Comme me dit ma femme... Salut l'artiste ! A tribute to Columbo.
à Madame Columbo,
Peter Michael Falk est né le 16 septembre 1927 à New York dans le quartier de Brooklyn. Il est mort le 23 juin dernier dans sa maison de Beverly Hills à L.A. aux Etats-Unis d'Amérique. Une parenthèse, au risque d'agacer : l'Amérique n'est pas une et indivisible, à défendre ou rejeter en bloc, à l'image de ses séries télévisées, bonnes ou mauvaises ; le dire devrait aller de soi. Cependant, chercher à nuancer à ce sujet fait de vous un suspect au pays d'Astérix retranché dans son village obsidional.
Peter Falk possède un point commun avec l'abject Jean-Marie Le Pen : un oeil de verre. Il a perdu tout jeune, à l'âge de trois ans, son oeil droit atteint d'une tumeur maligne ; il devient borgne.
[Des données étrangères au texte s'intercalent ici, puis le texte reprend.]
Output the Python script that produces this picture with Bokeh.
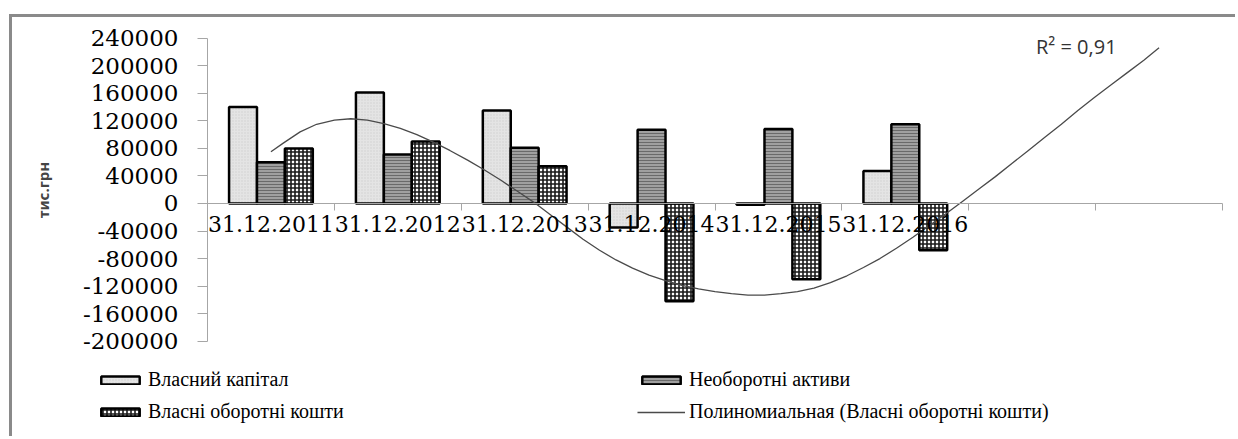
from bokeh.plotting import figure
from bokeh.models import (LinearAxis, FixedTicker, Range1d, Legend, LegendItem, Label,
                          AllLabels, ColumnDataSource)
from bokeh.transform import dodge
from bokeh.embed import file_html
from bokeh.resources import INLINE

# ---- data -------------------------------------------------------------
dates = ["31.12.2011", "31.12.2012", "31.12.2013", "31.12.2014", "31.12.2015", "31.12.2016"]
forecast_periods = 2  # empty categories the trend line is extended into

vlasnyi_kapital = [140000, 161000, 135000, -35000, -2000, 47000]
neoborotni_aktyvy = [60000, 71000, 81000, 107000, 108000, 115000]
vlasni_oborotni = [80000, 90000, 54000, -142000, -110000, -68000]

# polynomial trend line of "Власні оборотні кошти"
trend_x = [1.00, 1.10, 1.23, 1.36, 1.50, 1.63, 1.76, 1.89, 2.02, 2.15, 2.28, 2.41, 2.55,
           2.68, 2.81, 2.94, 3.07, 3.20, 3.33, 3.46, 3.59, 3.72, 3.85, 3.98, 4.11, 4.24,
           4.37, 4.50, 4.63, 4.76, 4.89, 5.02, 5.15, 5.28, 5.41, 5.54, 5.67, 5.80, 5.93,
           6.06, 6.19, 6.32, 6.45, 6.58, 6.71, 6.84, 6.97, 7.10, 7.23, 7.36, 7.49, 7.62,
           7.75, 7.88, 8.00]
trend_y = [75000, 88000, 104000, 115000, 121000, 123000, 121000, 116000, 109000, 100000,
           89000, 77000, 63000, 49000, 34000, 18000, 2000, -16000, -34000, -52000, -68000,
           -82000, -94000, -104000, -112000, -119000, -124000, -128000, -131000, -133000,
           -133000, -131000, -128000, -123000, -115000, -105000, -93000, -80000, -65000,
           -49000, -32000, -15000, 3000, 21000, 39000, 58000, 77000, 96000, 115000, 135000,
           154000, 172000, 190000, 208000, 226000]

r2_text = "R² = 0,91"
y_ticks = [-200000, -160000, -120000, -80000, -40000, 0, 40000, 80000, 120000, 160000,
           200000, 240000]
y_label = "тис.грн"
series_names = ["Власний капітал", "Необоротні активи", "Власні оборотні кошти",
                "Полиномиальная (Власні оборотні кошти)"]

# ---- layout constants (pixels inside the canvas) ------------------------
W, H = 1226, 422
AX_LEFT, AX_RIGHT = 195, 1210      # x pixel of category-axis start / end
AX_TOP, AX_BOTTOM = 20.7, 323.7    # y pixel of value-axis top / bottom

n_cat = len(dates) + forecast_periods
ppx = (AX_RIGHT - AX_LEFT) / n_cat
x_start = 0.5 - AX_LEFT / ppx
x_end = x_start + W / ppx
y_lo, y_hi = min(y_ticks), max(y_ticks)
ppy = (AX_BOTTOM - AX_TOP) / (y_hi - y_lo)
y_end = y_hi + AX_TOP / ppy
y_start = y_end - H / ppy

x_pos = list(range(1, len(dates) + 1))
src = ColumnDataSource(dict(x=x_pos, vk=vlasnyi_kapital, na=neoborotni_aktyvy,
                            vok=vlasni_oborotni))

p = figure(width=W, height=H,
           x_range=Range1d(x_start, x_end), y_range=Range1d(y_start, y_end),
           output_backend="svg", toolbar_location=None,
           min_border_left=0, min_border_right=0, min_border_top=0, min_border_bottom=0,
           outline_line_color=None, background_fill_color="white",
           border_fill_color="white")
p.margin = (14, 0, 0, 9)
p.styles = {"border-left": "3px solid #8a8a8a", "border-top": "3px solid #8a8a8a"}
p.xgrid.visible = False
p.ygrid.visible = False

bw = 0.22
r1 = p.vbar(x=dodge("x", -bw, range=p.x_range), top="vk", bottom=0, width=bw, source=src,
            fill_color="#e4e4e4", line_color="black", line_width=2.5,
            hatch_pattern="dot", hatch_color="#cfcfcf", hatch_scale=3, hatch_weight=1)
r2 = p.vbar(x="x", top="na", bottom=0, width=bw, source=src,
            fill_color="#a0a0a0", line_color="black", line_width=2.5,
            hatch_pattern="horizontal_line", hatch_color="#6a6a6a", hatch_scale=3,
            hatch_weight=1)
r3 = p.vbar(x=dodge("x", bw, range=p.x_range), top="vok", bottom=0, width=bw, source=src,
            fill_color="white", line_color="black", line_width=2.5,
            hatch_pattern="cross", hatch_color="#1a1a1a", hatch_scale=4, hatch_weight=1.6)
rt = p.line(trend_x, trend_y, line_color="#4a4a4a", line_width=1.3)

# ---- axes ---------------------------------------------------------------
ax = p.xaxis[0]
ax.fixed_location = 0
ax.bounds = (0.5, n_cat + 0.5)
ax.ticker = FixedTicker(ticks=[i + 0.5 for i in range(n_cat + 1)])
ax.axis_line_color = "#a6a6a6"
ax.major_tick_line_color = "#a6a6a6"
ax.major_tick_out = 7
ax.major_tick_in = 0
ax.minor_tick_line_color = None
ax.major_label_text_color = None

labels = {i + 1: (dates[i] if i < len(dates) else "") for i in range(n_cat)}
lab_axis = LinearAxis(fixed_location=0,
                      ticker=FixedTicker(ticks=list(range(1, n_cat + 1))),
                      major_label_overrides=labels,
                      axis_line_color=None, major_tick_line_color=None,
                      minor_tick_line_color=None, major_tick_out=0, major_tick_in=0,
                      major_label_standoff=13,
                      major_label_text_font="DejaVu Serif",
                      major_label_text_font_size="22px",
                      major_label_text_color="black",
                      major_label_policy=AllLabels())
p.add_layout(lab_axis, "below")

yax = p.yaxis[0]
yax.fixed_location = 0.5
yax.bounds = (y_lo, y_hi)
yax.ticker = FixedTicker(ticks=y_ticks)
yax.major_label_overrides = {t: str(t) for t in y_ticks}
yax.axis_line_color = "#a6a6a6"
yax.major_tick_line_color = "#a6a6a6"
yax.major_tick_out = 10
yax.major_tick_in = 0
yax.minor_tick_line_color = None
yax.major_label_standoff = 19
yax.major_label_text_font = "DejaVu Serif"
yax.major_label_text_font_size = "23px"
yax.major_label_text_color = "black"
yax.major_label_policy = AllLabels()
yax.axis_label = y_label
yax.axis_label_text_font = "Noto Sans"
yax.axis_label_text_font_style = "bold"
yax.axis_label_text_font_size = "15px"
yax.axis_label_standoff = 27

# ---- R^2 label ----------------------------------------------------------
p.add_layout(Label(x=7.03, y=228000, text=r2_text, text_font="Open Sans",
                   text_font_size="20px", text_baseline="middle", text_align="left",
                   text_color="#333333"))

# ---- legends ------------------------------------------------------------
def make_legend(items, loc):
    return Legend(items=items, location=loc, orientation="vertical",
                  border_line_color=None, background_fill_alpha=0,
                  padding=0, margin=0, spacing=9, glyph_width=48, glyph_height=10,
                  label_height=20, label_standoff=4,
                  label_text_font="Liberation Serif", label_text_font_size="20px",
                  label_text_color="black")

leg1 = make_legend([LegendItem(label=series_names[0], renderers=[r1]),
                    LegendItem(label=series_names[2], renderers=[r3])], (84, 16))
leg2 = make_legend([LegendItem(label=series_names[1], renderers=[r2]),
                    LegendItem(label=series_names[3], renderers=[rt])], (625, 16))
p.add_layout(leg1)
p.add_layout(leg2)

open("out.html", "w").write(file_html(p, INLINE))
D'origine juive, le boss du FN aurait vu en revanche d'un mauvais oeil ses filles en tomber amoureuses. Quelle fureur !
De 1971 à 1978, puis de 1989 à 2003, il incarne à la TV le lieutenant Columbo de la brigade criminelle de L.A.. A la différence d'autres séries policières US, le mobile et le ou les assassins, c'est-à-dire le qui et le pourquoi, s'effacent au profit du comment. La particularité de cette série est de toujours montrer le meurtre au début de l'épisode. Columbo débarque avec sa 403 Peugeot cabriolet prête à rendre l'âme à tout moment, dans des milieux huppés où il s'évertue à surjouer les idiots, la démarche gauche, il fume souvent le cigare, vêtu par tous les temps d'un imperméable froissé beige, flanqué parfois d'un basset qu'il appelle le chien. Il évoque plus qu'à son tour Madame Columbo qu'on ne verra néanmoins jamais.
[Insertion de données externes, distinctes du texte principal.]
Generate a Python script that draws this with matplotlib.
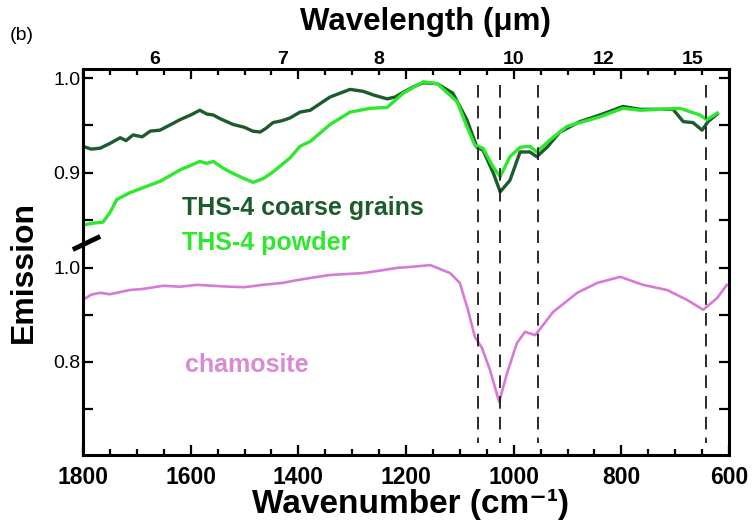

Le spectateur sait plusieurs choses : Columbo est un humaniste doté d'une rare intelligence, capable d'une ironie subtile et piquante, il repère rapidement le coupable, qu'il confond invariablement à partir de menus indices. Le crime parfait est déprogrammé grâce à un petit détail. TF1 a diffusé récemment un épisode de la deuxième série dans lequel Columbo coince le tueur à partir d'un bout d'ongle trouvé dans la cuvette des toilettes d'une des victimes : le lieutenant retrousse ses manches, plonge sa main gauche dans l'eau, en retire avec délectation le minuscule déchet qui va envoyer au pénitencier un jeune arriviste trop pressé.
Sans haine, ni esprit de revanche, c'est, comme nous l'avons déjà dit, dans les milieux aisés californiens que le lieutenant Columbo sévit. Un constante qui n'est pas sans expliquer la réussite et la longévité de la série, entre autres choses, bien sûr. Cela, tout le monde le sait déjà.
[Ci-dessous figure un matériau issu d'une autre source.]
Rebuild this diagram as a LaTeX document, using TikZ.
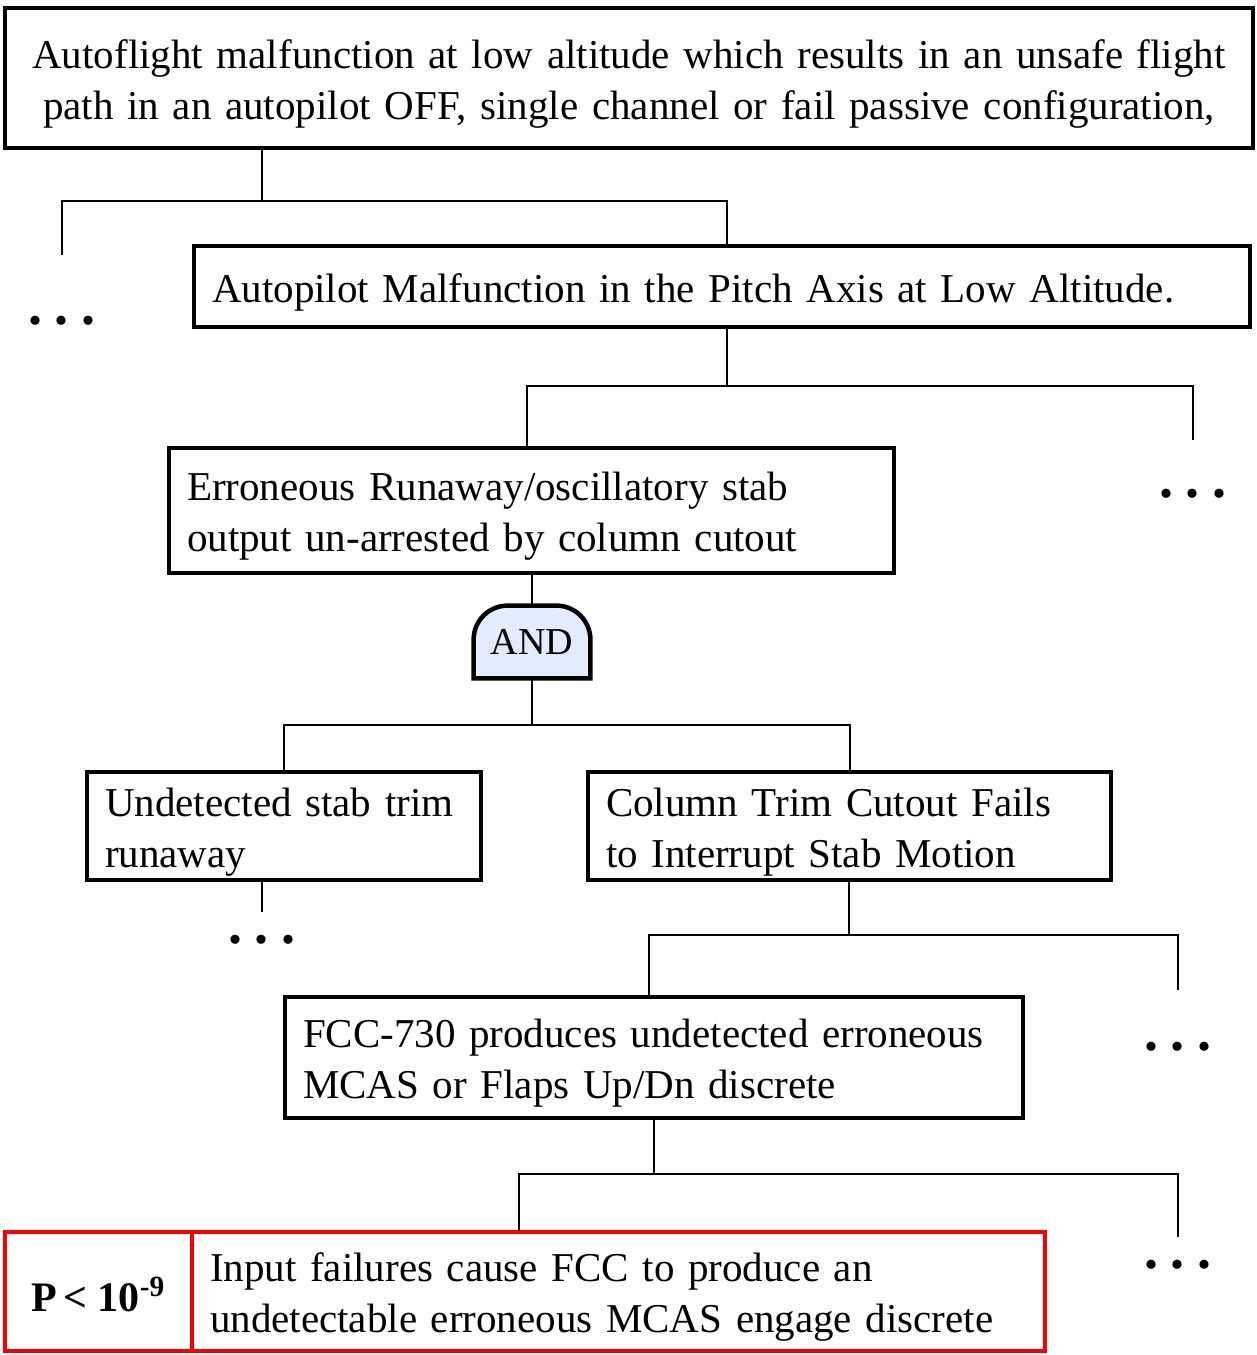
\documentclass[tikz,border=0pt]{standalone}
\usepackage{fontspec}
\setmainfont{Liberation Serif}
\usetikzlibrary{positioning,calc,backgrounds}
\definecolor{gateblue}{RGB}{225,236,253}
\definecolor{probred}{RGB}{250,0,0}
\tikzset{
  evt/.style    ={draw=black, line width=2.25pt, align=left, inner xsep=9pt, inner ysep=0pt,
                  font=\fontsize{20.5}{25.5}\selectfont, execute at begin node={\rule{0pt}{20pt}}},
  probbox/.style={evt, draw=probred, line width=2pt},
  gatebox/.style={draw=black, line width=2.25pt, fill=gateblue},
  gate/.style   ={inner sep=0pt, minimum width=58pt, minimum height=36pt, font=\fontsize{19}{20}\selectfont},
  link/.style   ={draw=black, line width=1pt},
  more/.style   ={inner sep=0pt, font=\fontsize{28}{30}\selectfont\bfseries},
}

\begin{document}
\begin{tikzpicture}[x=0.5pt,y=-0.5pt]
\useasboundingbox (0,0) rectangle (1257,1355);
% events
\node[evt, align=center, inner xsep=2pt, text width=620pt, minimum height=70pt] (top) at (629,78)
  {Autoflight malfunction at low altitude which results in an unsafe flight\\
   path in an autopilot OFF, single channel or fail passive configuration,};
\node[evt, text width=510pt, minimum height=40.5pt] (pitch) at (722,286.5)
  {Autopilot Malfunction in the Pitch Axis at Low Altitude.};
\node[evt, text width=344.5pt, minimum height=62.5pt] (runaway) at (531.5,510.5)
  {Erroneous Runaway/oscillatory stab\\output un-arrested by column cutout};
\node[gate] (and) at (532,642) {\raisebox{-1.5pt}{AND}};
\node[evt, text width=179pt, minimum height=54pt] (undet) at (284,826)
  {Undetected stab trim\\runaway};
\node[evt, text width=243.5pt, minimum height=54pt] (column) at (849.5,826)
  {Column Trim Cutout Fails\\to Interrupt Stab Motion};
\node[evt, text width=351pt, minimum height=60.5pt] (fcc) at (654,1057.5)
  {FCC-730 produces undetected erroneous\\MCAS or Flaps Up/Dn discrete};
\node[probbox, align=center, inner xsep=0pt, text width=93.5pt, minimum height=59.5pt,
      font=\fontsize{21}{24}\selectfont\bfseries] (prob) at (98.5,1291.5)
  {P\hspace{0.15em}<\hspace{0.25em}10\textsuperscript{-9}};
\node[probbox, text width=408.5pt, minimum height=59.5pt] (input) at (618.5,1291.5)
  {Input failures cause FCC to produce an\\undetectable erroneous MCAS engage discrete};

\begin{scope}[on background layer]
\draw[gatebox] (and.south west) -- ([yshift=-17pt]and.north west)
  arc[start angle=180,end angle=90,radius=17pt] -- ([xshift=-17pt]and.north east)
  arc[start angle=90,end angle=0,radius=17pt] -- (and.south east) -- cycle;
\end{scope}

% undeveloped branches
\foreach \n/\px/\py in {dA/62/321, dB/1193/494, dD/262/940, dE/1178/1047, dF/1178/1265}{
  \node[more] (\n) at (\px,\py) {.\hspace{0.23em}.\hspace{0.23em}.};
}

% top -> pitch
\coordinate (jA) at (262,201);
\coordinate (lA) at (62,201);
\coordinate (rA) at (727,201);
\coordinate (eA) at (62,255);
\draw[link] (top.south -| jA) -- (jA);
\draw[link] (eA) -- (lA) -- (rA) -- (pitch.north -| rA);
% pitch -> runaway
\coordinate (jB) at (727,386);
\coordinate (lB) at (527,386);
\coordinate (rB) at (1193,386);
\coordinate (eB) at (1193,440);
\draw[link] (pitch.south -| jB) -- (jB);
\draw[link] (runaway.north -| lB) -- (lB) -- (rB) -- (eB);
% runaway -> and
\draw[link] (runaway.south -| and.north) -- (and.north);
\coordinate (jC) at (532,725);
\draw[link] (and.south) -- (jC);
\draw[link] (undet.north) |- (jC) -| (column.north);
\coordinate (eD) at (262,912);
\draw[link] (undet.south -| eD) -- (eD);
% column -> fcc
\coordinate (jE) at (849,935);
\coordinate (lE) at (649,935);
\coordinate (rE) at (1178,935);
\coordinate (eE) at (1178,990);
\draw[link] (column.south -| jE) -- (jE);
\draw[link] (fcc.north -| lE) -- (lE) -- (rE) -- (eE);
% fcc -> input
\coordinate (jF) at (654,1174);
\coordinate (lF) at (519,1174);
\coordinate (rF) at (1178,1174);
\coordinate (eF) at (1178,1237);
\draw[link] (fcc.south) -- (jF);
\draw[link] (input.north -| lF) -- (lF) -- (rF) -- (eF);
\end{tikzpicture}
\end{document}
Une question toutefois taraude les amoureux de la série (jeunes, Steven Spielberg et Jonathan Demme s'y sont fait la main, Henry Mancini a composé la partition de nombreux épisodes) : comment expliquer l'unanimité qu'elle suscite aujourd'hui encore dans tous les milieux, quel que soit l'âge du spectateur ? Osons ceci : la simplicité du projet, l'humilité du personnage, les joutes oratoires entre notre enquêteur et les suspects, ce jeu désarmé du chat et de la souris, ce cheminement qui nécessite patience et temps, choses précieuses de nos jours, et fait appel à l'intelligence du spectateur -de quelle façon Columbo va-t-il faire vaciller le meurtrier ?-, tranchent avec les séries policières américaines du moment, otages de la dictature des sciences et des techniques déshumanisantes. En phase avec l'idéologie dominante. D'où des personnages raides comme la justice, une calculatrice à la place du cerveau, sans âme, ni finesse, dénués d'humour, bavards comme le doyen d'une faculté de médecine, spécialistes de spectacles high-tech ou/et trash pyrotechniques envahissants, devenus lassants à la longue, sans parler des brainstormings stéréotypés (Les Experts, NCIS, la liste n'est pas exhaustive). Une hypothèse comme une autre, non ? "Quel plus beau personnage que Columbo et qu'est-ce qu'elle a créé, la télévision française, pour rivaliser sur ce terrain-là ?" a écrit Serge Daney dans le quotidien Libération du 23 octobre 1987. Une fois encore, Sergio parlait d'or.